Plotting using ggplot

Introduction

Each chart built with ggplot2 must include the following:

- Data
- Aesthetic mapping (aes)
- Geometric objects (geom)

Thus, the template for graphic in ggplot2 is:


<DATA> %>%
    ggplot(aes(<MAPPINGS>)) +
    <GEOM_FUNCTION>()

Data Prep

library(tidyverse)
library(here)

data <- 
  read_csv(here("data/SAFI_clean.csv"), na = "NULL") %>%
    separate_longer_delim(items_owned, delim = ";") %>%
    mutate(value = 1) %>%
    pivot_wider(names_from = items_owned,
                values_from = value,
                names_glue = "owns_{items_owned}",
                values_fill = 0) %>%
    rowwise %>%
    select(-"owns_NA") %>%
    mutate(number_items = sum(c_across(starts_with("owns_"))))  

Scatter plot

A scatter plot uses geom_point()

data %>%
    ggplot(aes(x = no_membrs, y = number_items)) +
    geom_point()

To differentiate overlapping points, you can use transparency…

data %>%
    ggplot(aes(x = no_membrs, y = number_items)) +
    geom_point(alpha = 0.3)

…or add jitter:

data %>%
    ggplot(aes(x = no_membrs, y = number_items)) +
        geom_jitter()

To add groups, add the variable that defines the groups as an aesthetic mapping, either in the call to ggplot(), or the one in the geom_() function you use:

data %>%
    ggplot(aes(x = no_membrs, y = number_items)) +
    geom_jitter(aes(color = village))

Boxplot

data %>%
    ggplot(aes(x = respondent_wall_type, y = rooms)) +
    geom_boxplot(alpha = 0) +
    geom_jitter(alpha = 0.3,
                color = "tomato",
                width = 0.2,
                height = 0.2)

Bar chart

For a simple bar chart of counts:

data %>%
    ggplot(aes(x = respondent_wall_type)) +
    geom_bar(aes(fill = village))

And since stacked bar charts are not easy to read:

data %>%
    ggplot(aes(x = respondent_wall_type)) +
    geom_bar(aes(fill = village), position = "dodge")

Note that geom_bar() defaults to displaying counts. If you want something else, you can use the stat = option. stat = "identity" is especially useful, as it displays values as-is, allowing you to pre-process your data anyway you want, for example to get percentages:

wall_plot <-
  data %>%
  filter(respondent_wall_type != "cement") %>%
  group_by(village, respondent_wall_type) %>%
  summarize(n = n()) %>%
  mutate(percent = (n / sum(n)) * 100) %>%
  ungroup() %>%
  ggplot(aes(x = village, y = percent, fill = respondent_wall_type)) +
    geom_bar(stat = "identity", position = "dodge")    

wall_plot

Labels

The labs() function changes labels, the scale_ family of functions change axes and legends:

wall_plot +
    labs(title = "Proportion of wall type by village",
         fill = "Type of Wall in Home",
         x = "Village",
         y = "Percent") +
    scale_fill_discrete(labels=c('Burned briks', 'Mud Daub', 'Sun Bricks')) +
    scale_y_continuous(limits= c(0,100), n.breaks = 6)

Faceting

Faceting allows splitting a graph in multiple parts:

data %>%
    group_by(village) %>%
    summarize(across(.cols = starts_with("owns_"),
                     .fns = ~sum(.x,na.rm=TRUE) / n() * 100,
                     .names = "{str_replace(.col, 'owns_', '')}")) %>%
    pivot_longer(-village, names_to = "items", values_to = "percent") %>%
    ggplot(aes(x = village, y = percent)) +
        geom_bar(stat = "identity", position = "dodge") +
        facet_wrap(~ items) +
        theme_bw() +
        theme(panel.grid = element_blank())
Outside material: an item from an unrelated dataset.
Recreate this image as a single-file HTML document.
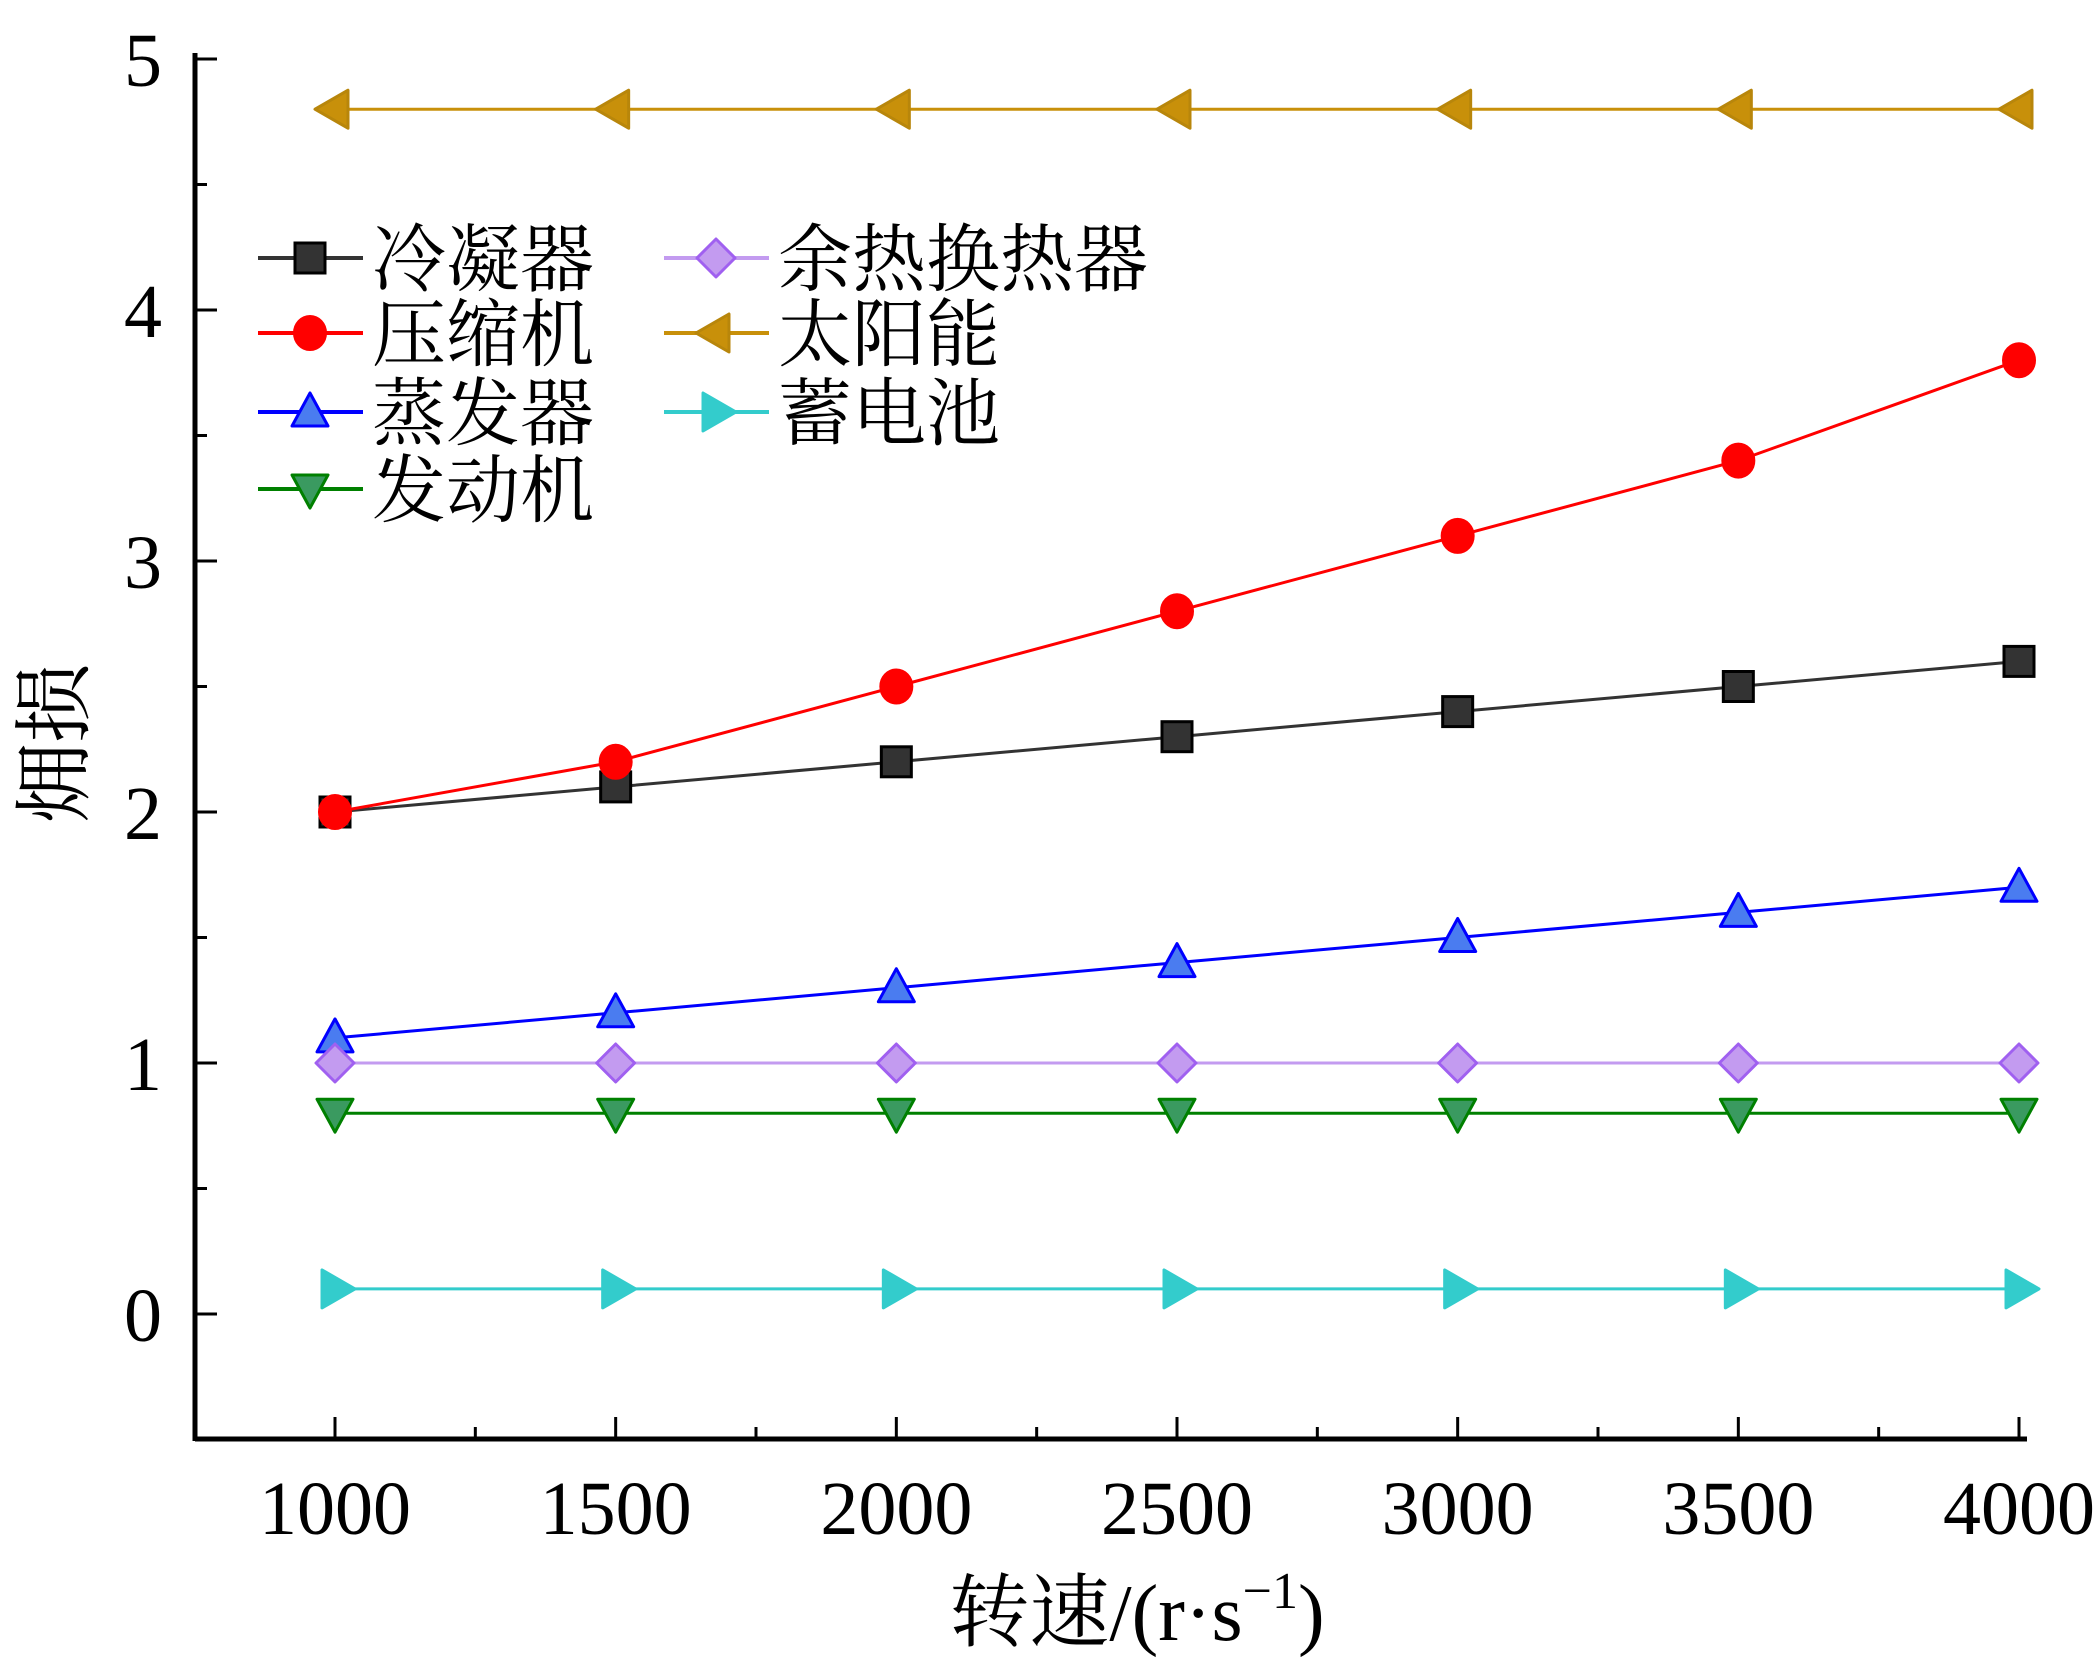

Note that the .names argument to summarize(across()) is specified as a glue string that uses str_replace() to cut off the "owns_" bit of the column names.

Stacked bar chart with WUR template and observation counts

First, download the WUR template from here. Install it following the instruction on that page.

Then we make a stacked bar chart using position = position_fill(). I use reverse = TRUE because I think the ordering doesn’t make sense in these horizontal plots.

library(ggthemewur)

data %>%
ggplot(aes(y = village, fill = respondent_wall_type)) +
  geom_bar(position = position_fill(reverse = TRUE))  +
  theme_wur() +
  scale_fill_wur_discrete() +
  scale_x_continuous(labels = scales::percent_format())

I like the percentages, but perhaps it’s good to know how many observations we have in each village. We can do this by changing the village names:

data %>%
  group_by(village) %>%
  add_count() %>%
  mutate(village = paste0(village," (n =",n,")")) %>%
  ggplot(aes(y = village, fill = respondent_wall_type)) +
  geom_bar(position = position_fill(reverse = TRUE))  +
  theme_wur() +
  scale_fill_wur_discrete() +
  scale_x_continuous(labels = scales::percent_format())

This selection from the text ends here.